Bacteria spread by ticks affected by humidity and mutual competition

Researchers at the University of Helsinki, the University of Zurich and the University of Exeter have carried out modelling on how environmental factors affect the occurrence of human-pathogenic bacteria found in the sheep tick (Ixodes ricinus), a tick species common in Europe.

The researchers collected sheep ticks in the Swiss Alps from valleys up to the limit of their area of distribution, identifying all possible pathogenic bacteria living inside the ticks. A number of Borrelia species, which cause Lyme borreliosis, and Rickettsia species, which cause spotted fever, were found in the ticks.

According to the researchers, the modelling did not show any single environmental factor to clearly promote or impair the pathogens. Individual pathogens borne by ticks had different reactions to their environmental conditions, which makes it difficult to assess the impact of climate change.

"For example, temperature has a negligible effect on the kinds of pathogenic bacteria ticks have. More significant are factors related to the humidity of the surroundings, such as the aspect and slope of the sites. Borrelia afzelii is more common in slopes facing north, which are more humid than the hotter southern ones, while the Rickettsia species were more prevalent in steeper slopes that are also drier due to stronger water run-off," explains Tuomas Aivelo, a postdoctoral researcher at the Faculty of Biological and Environmental Sciences, University of Helsinki.
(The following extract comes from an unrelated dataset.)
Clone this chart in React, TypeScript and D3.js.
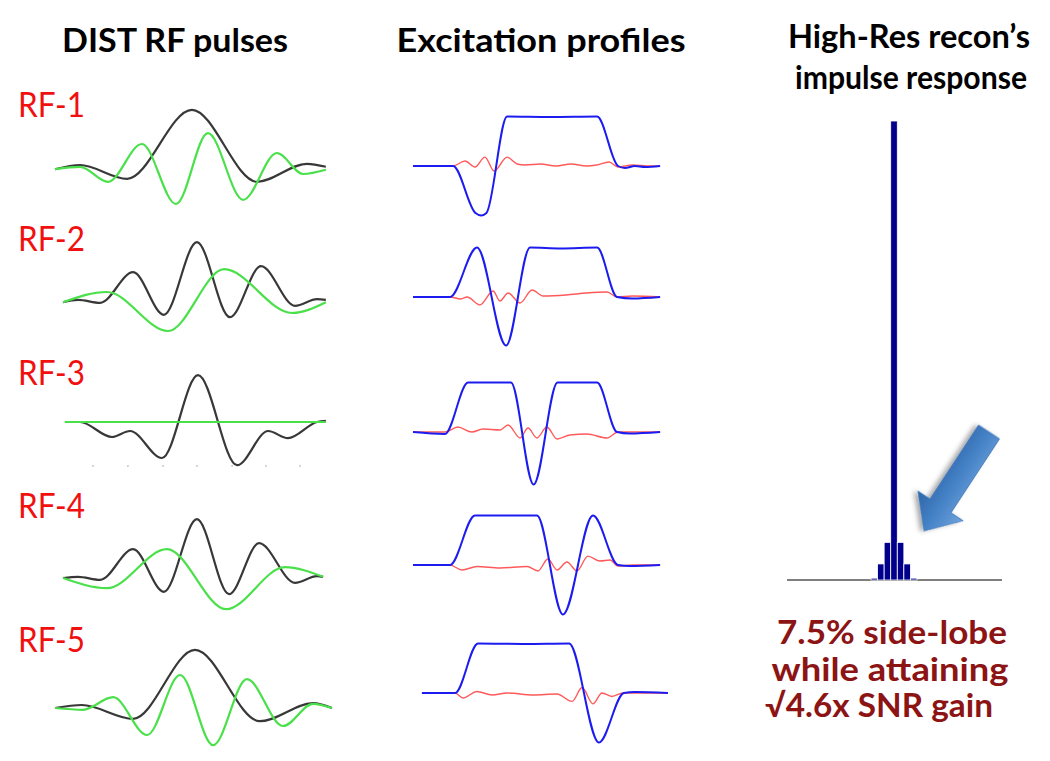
import React from 'react';
import * as d3 from 'd3';

type Pt = [number, number];

// ---------- DATA ----------
// RF pulses: [time 0..100, amplitude]
const rf1Black: Pt[] = [[0,-0.02],[9.1,0.05],[26.2,-0.18],[49.8,0.97],[73.5,-0.23],[91.6,0.07],[98.5,0.02]];
const rf1Green: Pt[] = [[0,-0.02],[9.1,0.02],[19.3,-0.23],[31.6,0.4],[44,-0.6],[55.6,0.58],[68.4,-0.53],[80.7,0.25],[90.2,-0.1],[98.5,-0.03]];
const rf2Black: Pt[] = [[2.9,-0.02],[8.4,0.02],[16.4,-0.03],[28.4,0.48],[39.6,-0.23],[51.6,0.98],[63.6,-0.27],[74.9,0.58],[87.3,-0.08],[95.3,0.03],[98.5,0.02]];
const rf2Green: Pt[] = [[2.9,-0.02],[18.9,0.15],[41.1,-0.5],[61.5,0.53],[86.2,-0.2],[98.5,-0.02]];
const rf3Black: Pt[] = [[3.6,0],[9.1,0],[20.7,-0.25],[27.3,-0.15],[38.9,-0.6],[52,0.78],[66.2,-0.72],[77.5,-0.15],[84.7,-0.27],[95.3,0],[98.5,0.02]];
const rf3Green: Pt[] = [[3.6,0],[98.5,0]];
const rf4Black: Pt[] = [[2.9,0],[8.4,0.02],[16.4,-0.03],[28.4,0.48],[39.6,-0.23],[51.6,0.98],[63.3,-0.27],[74.2,0.58],[87.3,-0.08],[95.3,0.03],[97.5,0.02]];
const rf4Green: Pt[] = [[2.9,0],[18.9,-0.17],[40.7,0.48],[62.2,-0.52],[83.6,0.18],[97.5,0.02]];
const rf5Black: Pt[] = [[0,0],[9.8,0.05],[28.4,-0.18],[50.9,0.97],[74.5,-0.22],[93.8,0.08],[100.7,0]];
const rf5Green: Pt[] = [[0,0],[10.2,-0.03],[21.1,0.18],[33.5,-0.45],[45.5,0.55],[57.5,-0.62],[69.8,0.48],[82.9,-0.3],[93.8,0.07],[100.7,0]];
const rf3TickTimes = [13.8, 26.5, 39.3, 51.6, 64.4, 76.7, 89.1];

// Excitation profiles: [position 0..100, magnetisation]
const ex1Blue: Pt[] = [[0,0],[15.7,0],[24.5,-0.95],[26.7,-1],[28.8,-0.95],[36.9,1],[53.7,0.99],[72.2,1],[80.4,0],[83.1,-0.04],[87,0],[91,-0.02],[96.9,0]];
const ex1Red: Pt[] = [[0,0],[15.7,0],[20.4,0.1],[24.3,-0.02],[28.2,0.18],[31.8,-0.1],[36.9,0.18],[40.8,0.04],[44,0.02],[50,0.04],[56,0],[62,0.04],[68,0],[72,0.02],[76.9,0.08],[80.4,-0.02],[86,0.02],[92,0],[96.9,0]];
const ex2Blue: Pt[] = [[0,0],[14.5,0],[25.1,1],[36.5,-0.98],[45.9,1],[58,0.98],[72.2,1],[80,0],[86,-0.03],[96.9,0]];
const ex2Red: Pt[] = [[0,0],[14.5,0],[18.8,-0.04],[21.2,0],[26.3,-0.16],[31.4,0.12],[34.1,-0.08],[37.3,0.08],[42,-0.12],[46.7,0.14],[51,0.02],[60,0.04],[68,0.08],[76.1,0.1],[80,0],[86,0.02],[96.9,0]];
const ex3Blue: Pt[] = [[0,0],[12.5,-0.04],[21.6,1],[38.4,1],[47.3,-1.06],[56.7,1],[72.2,1],[80,0],[85,-0.03],[96.9,0]];
const ex3Red: Pt[] = [[0,0],[12.5,0],[17.6,0.1],[23.1,0],[27.5,0.06],[34.1,0.04],[37.3,0.14],[42,-0.12],[45.1,0.08],[48.6,-0.12],[52.5,0.1],[56.5,-0.14],[61.6,-0.06],[68.2,-0.04],[76.1,-0.12],[80.4,0],[86.3,0],[96.9,0]];
const ex4Blue: Pt[] = [[0,0],[14.5,0],[24.3,1],[48.6,1],[58.8,-1],[70.6,1],[80.4,0],[85,-0.02],[96.9,0]];
const ex4Red: Pt[] = [[0,0],[14.5,0],[19.2,-0.1],[25.1,-0.03],[34.1,-0.06],[44.7,-0.03],[49,-0.12],[52.9,0.12],[56.5,-0.1],[60.4,0.06],[64.3,-0.12],[68.6,0.18],[73.3,0.08],[77.3,0.1],[80.4,-0.02],[86,0],[96.9,0]];
const ex5Blue: Pt[] = [[3.5,0],[16.5,0],[25.5,1],[44,0.99],[61.2,1],[72.9,-1],[82.7,0],[87,0.02],[100,0]];
const ex5Red: Pt[] = [[3.5,0],[16.5,0],[19.6,-0.1],[25.1,0.03],[31,-0.04],[36.9,0],[47.1,-0.04],[56.5,-0.02],[62.4,-0.17],[66.3,0.11],[70.6,-0.22],[74.1,0],[78,-0.07],[82.4,0],[90,0],[100,0]];

// Impulse response
const impulseOffsets = [-3, -2, -1, 0, 1, 2, 3];
const impulseValues = [0.004, 0.035, 0.082, 1, 0.082, 0.035, 0.004];

// Text
const rfLabels = ['RF-1', 'RF-2', 'RF-3', 'RF-4', 'RF-5'];
const colTitle1 = 'DIST RF pulses';
const colTitle2 = 'Excitation profiles';
const colTitle3 = ['High-Res recon\u2019s', 'impulse response'];
const noteLines = ['7.5% side-lobe', 'while attaining', '\u221A4.6x SNR gain'];

const rfBlack = [rf1Black, rf2Black, rf3Black, rf4Black, rf5Black];
const rfGreen = [rf1Green, rf2Green, rf3Green, rf4Green, rf5Green];
const exBlue = [ex1Blue, ex2Blue, ex3Blue, ex4Blue, ex5Blue];
const exRed = [ex1Red, ex2Red, ex3Red, ex4Red, ex5Red];

// ---------- LAYOUT ----------
const W = 1050, H = 761;
const rfBaselines = [168, 301, 422, 578, 708];
const rfLabelBaselines = [117, 251, 385, 518, 652];
const exBaselines = [166, 297, 432, 565, 693];
const FONT = "Lato, 'Open Sans', sans-serif";

export default function App() {
  const rfX = d3.scaleLinear().domain([0, 100]).range([55, 330]);
  const exX = d3.scaleLinear().domain([0, 100]).range([413, 668]);

  const rfY = (b: number) => d3.scaleLinear().domain([-1, 1]).range([b + 60, b - 60]);
  const exY = (b: number) => d3.scaleLinear().domain([-1, 1]).range([b + 49.5, b - 49.5]);

  const mkLine = (xs: d3.ScaleLinear<number, number>, ys: d3.ScaleLinear<number, number>) =>
    d3.line<Pt>().x(d => xs(d[0])).y(d => ys(d[1])).curve(d3.curveMonotoneX);

  // impulse
  const impBase = 580;
  const impX = d3.scaleBand<number>().domain(impulseOffsets).range([871, 917]).padding(0);
  const impY = d3.scaleLinear().domain([0, 1]).range([impBase, 121]);

  // arrow geometry (local frame: tail at 0, tip at +len along x)
  const tail = [989, 432];
  const tip = [924, 531];
  const dx = tip[0] - tail[0], dy = tip[1] - tail[1];
  const len = Math.hypot(dx, dy);
  const ang = (Math.atan2(dy, dx) * 180) / Math.PI;
  const sw = 12.5, hw = 27, hl = 30;
  const arrowPts = [
    [0, -sw], [len - hl, -sw], [len - hl, -hw], [len, 0], [len - hl, hw], [len - hl, sw], [0, sw],
  ].map(p => p.join(',')).join(' ');

  return (
    <svg width={W} height={H} style={{ position: 'absolute', left: 0, top: 0, background: '#fff' }}
      xmlns="http://www.w3.org/2000/svg">
      <defs>
        <linearGradient id="arrowGrad" x1="0" y1="0" x2="0" y2="1">
          <stop offset="0" stopColor="#6fa3dc" />
          <stop offset="0.5" stopColor="#4582c6" />
          <stop offset="1" stopColor="#2f64a8" />
        </linearGradient>
        <filter id="shadow" x="-30%" y="-30%" width="160%" height="160%">
          <feDropShadow dx="2" dy="3" stdDeviation="2.5" floodColor="#000" floodOpacity="0.35" />
        </filter>
      </defs>
      <rect x={0} y={0} width={W} height={H} fill="#fff" />

      {/* column titles */}
      <text x={175} y={52} textAnchor="middle" fontFamily={FONT} fontWeight="bold" fontSize={33}
        textLength={226} lengthAdjust="spacingAndGlyphs" fill="#000">{colTitle1}</text>
      <text x={541} y={52} textAnchor="middle" fontFamily={FONT} fontWeight="bold" fontSize={33}
        textLength={289} lengthAdjust="spacingAndGlyphs" fill="#000">{colTitle2}</text>
      <text x={909} y={48} textAnchor="middle" fontFamily={FONT} fontWeight="bold" fontSize={33}
        textLength={242} lengthAdjust="spacingAndGlyphs" fill="#000">{colTitle3[0]}</text>
      <text x={911} y={89} textAnchor="middle" fontFamily={FONT} fontWeight="bold" fontSize={33}
        textLength={232} lengthAdjust="spacingAndGlyphs" fill="#000">{colTitle3[1]}</text>

      {/* RF pulses */}
      {rfLabels.map((lab, i) => {
        const ys = rfY(rfBaselines[i]);
        const line = mkLine(rfX, ys);
        return (
          <g key={lab}>
            <text x={18} y={rfLabelBaselines[i]} fontFamily={FONT} fontSize={34} fill="#f01010"
              textLength={67} lengthAdjust="spacingAndGlyphs">{lab}</text>
            <path d={line(rfBlack[i]) || ''} fill="none" stroke="#383838" strokeWidth={2.2} />
            <path d={line(rfGreen[i]) || ''} fill="none" stroke="#4ae04a" strokeWidth={2.2} />
            {i === 2 && rf3TickTimes.map(t => (
              <line key={t} x1={rfX(t)} x2={rfX(t)} y1={465} y2={467} stroke="#c8c8c8" strokeWidth={1.5} />
            ))}
          </g>
        );
      })}

      {/* Excitation profiles */}
      {exBaselines.map((b, i) => {
        const line = mkLine(exX, exY(b));
        return (
          <g key={'ex' + i}>
            <path d={line(exRed[i]) || ''} fill="none" stroke="#ff5a5a" strokeWidth={1.4} />
            <path d={line(exBlue[i]) || ''} fill="none" stroke="#1c1cf0" strokeWidth={2} />
          </g>
        );
      })}

      {/* Impulse response */}
      <line x1={787} x2={1002} y1={impBase} y2={impBase} stroke="#555" strokeWidth={1.5} />
      {impulseOffsets.map((o, i) => (
        <rect key={o} x={impX(o)} width={impX.bandwidth()} y={impY(impulseValues[i])}
          height={impBase - impY(impulseValues[i])} fill="#00008c" stroke="#fff" strokeWidth={0.8} />
      ))}

      {/* Arrow */}
      <g transform={`translate(${tail[0]},${tail[1]}) rotate(${ang})`} filter="url(#shadow)">
        <polygon points={arrowPts} fill="url(#arrowGrad)" stroke="#3a72b8" strokeWidth={0.8} />
      </g>

      {/* Note */}
      {noteLines.map((t, i) => (
        <text key={t} x={[892, 890, 879][i]} y={[644, 681, 717][i]} textAnchor="middle" fontFamily={FONT}
          fontWeight="bold" fontSize={32} fill="#8c1414"
          textLength={[230, 237, 228][i]} lengthAdjust="spacingAndGlyphs">{t}</text>
      ))}
    </svg>
  );
}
Collecting samples from different elevational gradients is a practical way of studying the effects of environmental conditions.

"Despite the short distances, ticks from varying habitats are easily comparable. A change of a single kilometre in the vertical is the equivalent of a roughly 1,000-kilometre transition between south and north. In the lowest reaches of the study area, the average temperature corresponds with a hotter than average Finnish summer day, whereas the summer temperatures in the upper reaches of the area over a kilometre higher resemble an average summer in central Finland."

The researchers found that the ticks were likely to be infected with many pathogens simultaneously. In other words, they may promote co-infection.

"On the other hand, ticks infected with Spiroplasma bacteria had much fewer human pathogens, such as Borrelia bacteria. A Spiroplasma infection is known to protect mosquitos against many parasites and pathogens, making a similar phenomenon possible also in ticks," Aivelo points out.